Nous sommes davantage dans une démocratie d'émotions que dans une démocratie d'opinion. Notre société n'ose plus juger et n'ose plus sanctionner, que ce soit à l'école, à l'université ou dans la société, faute d'outils moraux, religieux et intellectuels qui nous permettaient de juger sur une échelle des valeurs, et donc des peines. Nous n'avons plus le courage pour juger le comportement d'autrui, qu'on soit rigoureux ou qu'on soit laxiste. Demandons-nous si c'est la souffrance de la victime ou celle du criminel qui sera emprisonné qui nous fait peur ou si c'est notre propre souffrance dans le regard que nous jetons sur la victime ou sur le criminel ? Je crois que nous avons peur de regarder ce que subit la victime, même si nous le regardons à la télévision. Il y a en même temps une sorte de catharsis ou de purification qui fait que nous libérons nos instincts d'émotions envers les victimes mais aussi envers les bourreaux.

La société n'ose plus regarder véritablement ce qu'est le crime car nous n'avons pas le regard assez ferme pour le regarder et pour le juger. Il s'agit davantage d'un problème psychologique que juridique.

• Jean DESESSARD

Est-ce que la multiplication des peines n'aboutit pas en fait à juger la personne plus pour ce qu'elle est que pour ce qu'elle a fait ? On le voit dans la rétention.

• Jacques-Henri ROBERT

On les juge pour leur dangerosité, soit pour ce qu'elles sont et ce qu'elles feront.

• Jean-Marie DELARUE

Je suis évidemment davantage sensible à l'effectivité des textes qu'à leur libellé. Les peines sont multipliées dans leur exécution mais le code pénal ne prévoit pas que la personne emprisonnée perdrait son logement, faute de pouvoir le payer, ou les contacts avec ses enfants. C'est pourtant cette suite de peines qui s'ajoute à la sanction pénale elle-même.

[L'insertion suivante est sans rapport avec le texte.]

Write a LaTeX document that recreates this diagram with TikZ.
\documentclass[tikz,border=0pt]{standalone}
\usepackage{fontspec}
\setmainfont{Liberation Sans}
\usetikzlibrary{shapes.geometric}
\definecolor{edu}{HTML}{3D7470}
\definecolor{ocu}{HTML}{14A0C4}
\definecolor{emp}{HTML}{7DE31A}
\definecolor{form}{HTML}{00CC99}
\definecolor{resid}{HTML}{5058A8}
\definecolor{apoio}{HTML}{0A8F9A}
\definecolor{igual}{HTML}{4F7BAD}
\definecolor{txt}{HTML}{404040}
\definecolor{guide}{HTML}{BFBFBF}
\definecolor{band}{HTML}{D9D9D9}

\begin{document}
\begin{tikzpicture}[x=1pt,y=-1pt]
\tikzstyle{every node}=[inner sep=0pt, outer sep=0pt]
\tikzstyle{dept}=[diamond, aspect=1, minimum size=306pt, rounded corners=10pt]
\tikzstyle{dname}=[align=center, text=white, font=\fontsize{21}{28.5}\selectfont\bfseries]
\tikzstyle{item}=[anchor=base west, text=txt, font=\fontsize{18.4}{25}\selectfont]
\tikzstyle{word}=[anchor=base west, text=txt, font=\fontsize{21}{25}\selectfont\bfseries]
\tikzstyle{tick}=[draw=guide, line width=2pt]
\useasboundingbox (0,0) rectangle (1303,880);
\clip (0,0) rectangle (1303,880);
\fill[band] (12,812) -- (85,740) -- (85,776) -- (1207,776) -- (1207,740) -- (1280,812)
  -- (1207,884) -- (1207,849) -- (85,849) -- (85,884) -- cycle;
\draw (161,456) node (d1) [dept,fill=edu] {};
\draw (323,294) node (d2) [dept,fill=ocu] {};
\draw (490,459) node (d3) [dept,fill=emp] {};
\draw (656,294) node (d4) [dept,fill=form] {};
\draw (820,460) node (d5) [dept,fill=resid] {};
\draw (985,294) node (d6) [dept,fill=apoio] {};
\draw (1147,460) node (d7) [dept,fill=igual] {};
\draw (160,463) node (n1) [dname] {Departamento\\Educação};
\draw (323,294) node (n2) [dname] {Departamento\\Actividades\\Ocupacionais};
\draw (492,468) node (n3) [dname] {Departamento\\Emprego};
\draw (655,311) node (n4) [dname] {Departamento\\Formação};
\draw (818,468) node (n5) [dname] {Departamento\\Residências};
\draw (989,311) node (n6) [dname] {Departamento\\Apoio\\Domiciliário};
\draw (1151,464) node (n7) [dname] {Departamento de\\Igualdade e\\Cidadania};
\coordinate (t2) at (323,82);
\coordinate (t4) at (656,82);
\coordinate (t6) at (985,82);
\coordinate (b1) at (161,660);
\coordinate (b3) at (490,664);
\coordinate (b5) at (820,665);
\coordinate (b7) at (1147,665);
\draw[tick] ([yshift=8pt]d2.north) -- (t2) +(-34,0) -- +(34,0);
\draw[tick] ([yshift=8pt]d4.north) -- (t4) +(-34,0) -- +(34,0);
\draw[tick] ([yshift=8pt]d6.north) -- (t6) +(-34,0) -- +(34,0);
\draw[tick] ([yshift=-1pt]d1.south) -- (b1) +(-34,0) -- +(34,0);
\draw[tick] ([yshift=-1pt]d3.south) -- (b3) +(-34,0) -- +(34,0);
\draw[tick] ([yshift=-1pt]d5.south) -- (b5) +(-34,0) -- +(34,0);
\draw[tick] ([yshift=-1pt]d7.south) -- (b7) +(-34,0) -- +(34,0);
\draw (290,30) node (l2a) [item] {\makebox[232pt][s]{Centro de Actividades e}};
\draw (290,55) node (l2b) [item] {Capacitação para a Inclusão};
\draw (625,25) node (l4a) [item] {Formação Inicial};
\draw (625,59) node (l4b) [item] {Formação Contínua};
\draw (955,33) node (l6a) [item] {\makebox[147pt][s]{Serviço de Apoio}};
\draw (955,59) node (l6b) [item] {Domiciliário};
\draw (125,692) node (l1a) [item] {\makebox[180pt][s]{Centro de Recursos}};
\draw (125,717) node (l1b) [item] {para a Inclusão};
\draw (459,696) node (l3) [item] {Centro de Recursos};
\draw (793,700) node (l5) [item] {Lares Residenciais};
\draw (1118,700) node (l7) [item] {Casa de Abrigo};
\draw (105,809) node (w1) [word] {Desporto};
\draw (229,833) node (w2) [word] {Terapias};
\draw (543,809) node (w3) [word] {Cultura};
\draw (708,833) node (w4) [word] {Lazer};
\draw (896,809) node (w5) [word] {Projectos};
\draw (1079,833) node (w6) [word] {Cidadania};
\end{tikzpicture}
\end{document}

Les jurés de Cour d'assises disent qu'ils veulent que la personne soit emprisonnée jusqu'à telle date : or tel n'est pas le sens de notre législation. Il faut se projeter dans l'avenir quand on condamne, en tenant compte des évolutions possibles qui se produisent en prison, et certaines sont considérables.

• Christine SAUZEAU

L'économie et le droit étaient auparavant enseignés conjointement. La France connaît une crise économique, avec une délinquance en cols blancs. La France est en désindustrialisation ; l'atelier du monde est en Chine. Quelles peines imaginerez-vous pour tous ceux qui ont perdu leur travail et devront voler un morceau de pain pour se nourrir, à la suite d'un licenciement et aux débâcles des marchés internationaux ?

• Jacques-Henri ROBERT

Les positivistes avaient dit : la meilleure des peines pénales, c'est la loi civile.

• Christian RAYSSEGUIER

L'article 707 du code de procédure pénale indique : « l'exécution des peines favorise, dans le respect des intérêts de la société et des droits des victimes, l'insertion ou la réinsertion des condamnés ainsi que la prévention de la récidive ».